Sigilli sono stati posti a 17 società del settore dei trasporti con sedi a Catania ed Enna e di commercializzazione di prodotti petroliferi, olte che in provincia di Varese, anche Mantova e Verona, a 48 beni immobili tra terreni e appartamenti tra Catania e Messina, a conti correnti e a disponibilità finanziarie. Durante le perquisizioni la guardia di finanza italiana ha inoltre sequestrato oltre un milione di euro in contanti, orologi, preziosi e auto di lusso, comprese una Ferrari modello F458 del valore di 200 mila euro, due Porsche e un'Audi Q8.

Le indagini del Gruppo d'investigazione sulla criminalità organizzata del nucleo Pef di Catania hanno messo in luce l'ipotesi di reato di concorso esterno nell'associazione mafiosa per due imprenditori catanesi: Antonio Siverino, detto il "Miliardario" e il figlio Francesco. Secondo la Dda etnea, avrebbero "occultato" il patrimonio del boss Giuseppe Scarvaglieri "con plurime intestazioni fittizie di beni e società illecitamente acquisiti". Ottenendo un "incremento costante e considerevole di disponibilità economiche e finanziarie, derivanti da ingenti e illeciti apporti di capitale di attività criminali e sulla protezione del clan".

Grazie a questi contatti, accusa la Procura, i Siverino, che inizialmente operavano nel settore della logistica e dei trasporti soltanto nella zona di Adrano, "hanno progressivamente esteso sull'intero territorio nazionale le loro illecite attività imprenditoriali, gradualmente diversificandole e rilevando anche società operanti nel settore della commercializzazione dei prodotti petroliferi in Veneto e Lombardia". 

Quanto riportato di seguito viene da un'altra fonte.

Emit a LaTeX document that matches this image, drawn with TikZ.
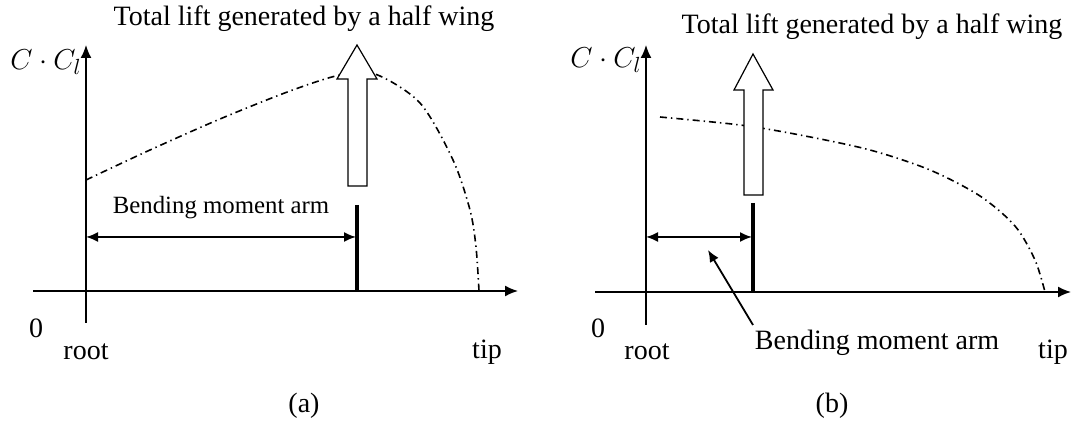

Dall'inchiesta della Direzione distrettuale antimafia (Dda) di Catania è emerso peraltro che Scarviglieri,  sebbene detenuto in regime di 41bis, il cosiddetto "carcere duro", abbia "continuato a rappresentare il punto di riferimento dell'associazione criminale, dirigendo dalla prigione l'attività del clan e ciò grazie soprattutto al nipote, Salvatore Calcagno", tra gli arrestati, considerato "il portavoce dello zio e supervisore degli investimenti".

A tutti i 26 indagati è stato notificato dalla guardia di finanza un avviso di conclusione delle indagini preliminari emesso dalla Dda della Procura di Catania.